Begin with the first line and repeat exactly through the line containing "49.1, 46.2, 43.9];"; leave every image out.

# # # # # # #

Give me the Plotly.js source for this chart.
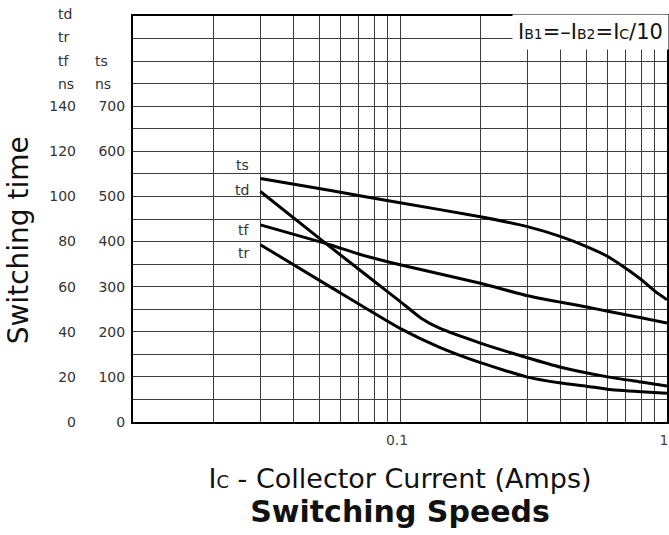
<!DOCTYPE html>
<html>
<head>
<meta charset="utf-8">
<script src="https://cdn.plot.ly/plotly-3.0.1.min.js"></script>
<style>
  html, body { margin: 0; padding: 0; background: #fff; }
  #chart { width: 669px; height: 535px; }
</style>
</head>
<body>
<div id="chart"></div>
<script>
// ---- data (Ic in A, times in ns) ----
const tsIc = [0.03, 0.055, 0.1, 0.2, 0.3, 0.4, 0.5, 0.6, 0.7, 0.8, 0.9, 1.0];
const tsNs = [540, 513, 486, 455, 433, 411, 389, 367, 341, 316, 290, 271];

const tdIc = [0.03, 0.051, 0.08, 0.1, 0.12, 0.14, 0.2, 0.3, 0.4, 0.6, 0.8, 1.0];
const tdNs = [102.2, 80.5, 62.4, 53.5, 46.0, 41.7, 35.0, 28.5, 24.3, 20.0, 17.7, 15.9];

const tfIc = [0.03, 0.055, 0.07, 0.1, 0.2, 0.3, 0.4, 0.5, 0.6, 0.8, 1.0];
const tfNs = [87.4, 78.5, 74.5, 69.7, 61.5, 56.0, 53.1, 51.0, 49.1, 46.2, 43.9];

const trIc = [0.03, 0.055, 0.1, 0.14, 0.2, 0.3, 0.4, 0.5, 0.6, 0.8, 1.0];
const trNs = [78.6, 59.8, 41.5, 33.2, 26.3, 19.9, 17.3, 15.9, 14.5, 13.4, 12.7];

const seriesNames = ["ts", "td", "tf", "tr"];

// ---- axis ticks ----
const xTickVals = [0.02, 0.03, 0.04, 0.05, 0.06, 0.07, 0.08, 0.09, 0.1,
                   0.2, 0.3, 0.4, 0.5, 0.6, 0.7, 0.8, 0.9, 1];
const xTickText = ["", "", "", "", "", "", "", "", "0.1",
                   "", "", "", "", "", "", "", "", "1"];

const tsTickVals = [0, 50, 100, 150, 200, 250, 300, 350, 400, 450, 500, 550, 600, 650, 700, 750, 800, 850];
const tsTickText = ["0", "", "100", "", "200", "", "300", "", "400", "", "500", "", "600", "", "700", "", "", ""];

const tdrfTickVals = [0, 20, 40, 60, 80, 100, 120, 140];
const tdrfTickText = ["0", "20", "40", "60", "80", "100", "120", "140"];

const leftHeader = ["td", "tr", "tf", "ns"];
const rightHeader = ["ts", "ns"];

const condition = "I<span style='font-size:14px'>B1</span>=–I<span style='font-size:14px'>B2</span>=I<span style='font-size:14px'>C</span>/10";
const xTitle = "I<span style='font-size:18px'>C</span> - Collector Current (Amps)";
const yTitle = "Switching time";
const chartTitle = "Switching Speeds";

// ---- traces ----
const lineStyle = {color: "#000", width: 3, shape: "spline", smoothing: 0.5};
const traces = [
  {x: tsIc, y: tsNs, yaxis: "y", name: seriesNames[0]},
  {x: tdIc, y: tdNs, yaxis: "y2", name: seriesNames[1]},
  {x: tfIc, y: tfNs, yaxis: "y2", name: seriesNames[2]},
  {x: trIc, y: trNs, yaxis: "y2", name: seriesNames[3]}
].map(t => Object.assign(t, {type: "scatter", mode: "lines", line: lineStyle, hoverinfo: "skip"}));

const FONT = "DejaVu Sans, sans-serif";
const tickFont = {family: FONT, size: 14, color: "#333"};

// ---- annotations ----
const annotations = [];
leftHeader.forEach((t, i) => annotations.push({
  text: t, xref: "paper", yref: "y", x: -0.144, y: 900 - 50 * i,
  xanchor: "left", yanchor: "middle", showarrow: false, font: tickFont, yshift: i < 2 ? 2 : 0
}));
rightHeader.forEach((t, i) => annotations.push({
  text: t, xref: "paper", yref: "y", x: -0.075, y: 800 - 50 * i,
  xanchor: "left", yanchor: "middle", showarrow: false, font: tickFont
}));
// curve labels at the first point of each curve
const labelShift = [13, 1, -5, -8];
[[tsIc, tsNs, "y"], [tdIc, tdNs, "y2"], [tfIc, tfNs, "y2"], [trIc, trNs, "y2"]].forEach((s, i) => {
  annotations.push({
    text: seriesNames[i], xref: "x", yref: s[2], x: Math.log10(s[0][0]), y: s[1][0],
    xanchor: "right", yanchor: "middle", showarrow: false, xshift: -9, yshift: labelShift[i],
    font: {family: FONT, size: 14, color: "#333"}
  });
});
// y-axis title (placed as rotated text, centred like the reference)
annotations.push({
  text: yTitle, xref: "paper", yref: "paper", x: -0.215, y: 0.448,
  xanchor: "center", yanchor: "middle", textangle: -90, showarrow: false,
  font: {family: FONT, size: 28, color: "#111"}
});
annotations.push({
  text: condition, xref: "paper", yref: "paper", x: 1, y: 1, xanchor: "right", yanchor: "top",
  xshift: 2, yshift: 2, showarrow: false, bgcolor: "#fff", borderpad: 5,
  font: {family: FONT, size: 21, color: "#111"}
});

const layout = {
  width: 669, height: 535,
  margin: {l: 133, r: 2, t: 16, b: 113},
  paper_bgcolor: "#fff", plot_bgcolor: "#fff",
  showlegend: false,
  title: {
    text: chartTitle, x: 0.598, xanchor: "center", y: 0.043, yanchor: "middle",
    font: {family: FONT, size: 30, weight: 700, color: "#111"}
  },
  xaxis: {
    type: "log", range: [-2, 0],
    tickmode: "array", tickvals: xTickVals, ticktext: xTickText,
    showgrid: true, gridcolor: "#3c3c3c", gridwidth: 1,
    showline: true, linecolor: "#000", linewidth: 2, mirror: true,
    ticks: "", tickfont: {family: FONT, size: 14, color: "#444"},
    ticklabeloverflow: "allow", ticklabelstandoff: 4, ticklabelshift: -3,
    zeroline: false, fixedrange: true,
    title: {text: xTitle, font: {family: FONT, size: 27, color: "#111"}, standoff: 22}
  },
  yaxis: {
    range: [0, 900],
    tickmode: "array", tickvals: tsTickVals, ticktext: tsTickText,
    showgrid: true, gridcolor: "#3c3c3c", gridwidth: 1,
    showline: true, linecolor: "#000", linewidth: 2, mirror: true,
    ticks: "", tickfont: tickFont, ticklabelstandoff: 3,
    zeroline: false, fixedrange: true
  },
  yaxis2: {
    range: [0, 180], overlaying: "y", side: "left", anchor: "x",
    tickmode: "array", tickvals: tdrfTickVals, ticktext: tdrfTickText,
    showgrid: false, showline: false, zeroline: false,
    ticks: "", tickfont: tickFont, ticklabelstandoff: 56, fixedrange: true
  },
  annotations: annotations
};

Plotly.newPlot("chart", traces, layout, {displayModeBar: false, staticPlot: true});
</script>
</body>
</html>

# # # # # # #

FULL RESPONSE:
Give me the Plotly.js source for this chart.
<!DOCTYPE html>
<html>
<head>
<meta charset="utf-8">
<script src="https://cdn.plot.ly/plotly-3.0.1.min.js"></script>
<style>
  html, body { margin: 0; padding: 0; background: #fff; }
  #chart { width: 669px; height: 535px; }
</style>
</head>
<body>
<div id="chart"></div>
<script>
// ---- data (Ic in A, times in ns) ----
const tsIc = [0.03, 0.055, 0.1, 0.2, 0.3, 0.4, 0.5, 0.6, 0.7, 0.8, 0.9, 1.0];
const tsNs = [540, 513, 486, 455, 433, 411, 389, 367, 341, 316, 290, 271];

const tdIc = [0.03, 0.051, 0.08, 0.1, 0.12, 0.14, 0.2, 0.3, 0.4, 0.6, 0.8, 1.0];
const tdNs = [102.2, 80.5, 62.4, 53.5, 46.0, 41.7, 35.0, 28.5, 24.3, 20.0, 17.7, 15.9];

const tfIc = [0.03, 0.055, 0.07, 0.1, 0.2, 0.3, 0.4, 0.5, 0.6, 0.8, 1.0];
const tfNs = [87.4, 78.5, 74.5, 69.7, 61.5, 56.0, 53.1, 51.0, 49.1, 46.2, 43.9];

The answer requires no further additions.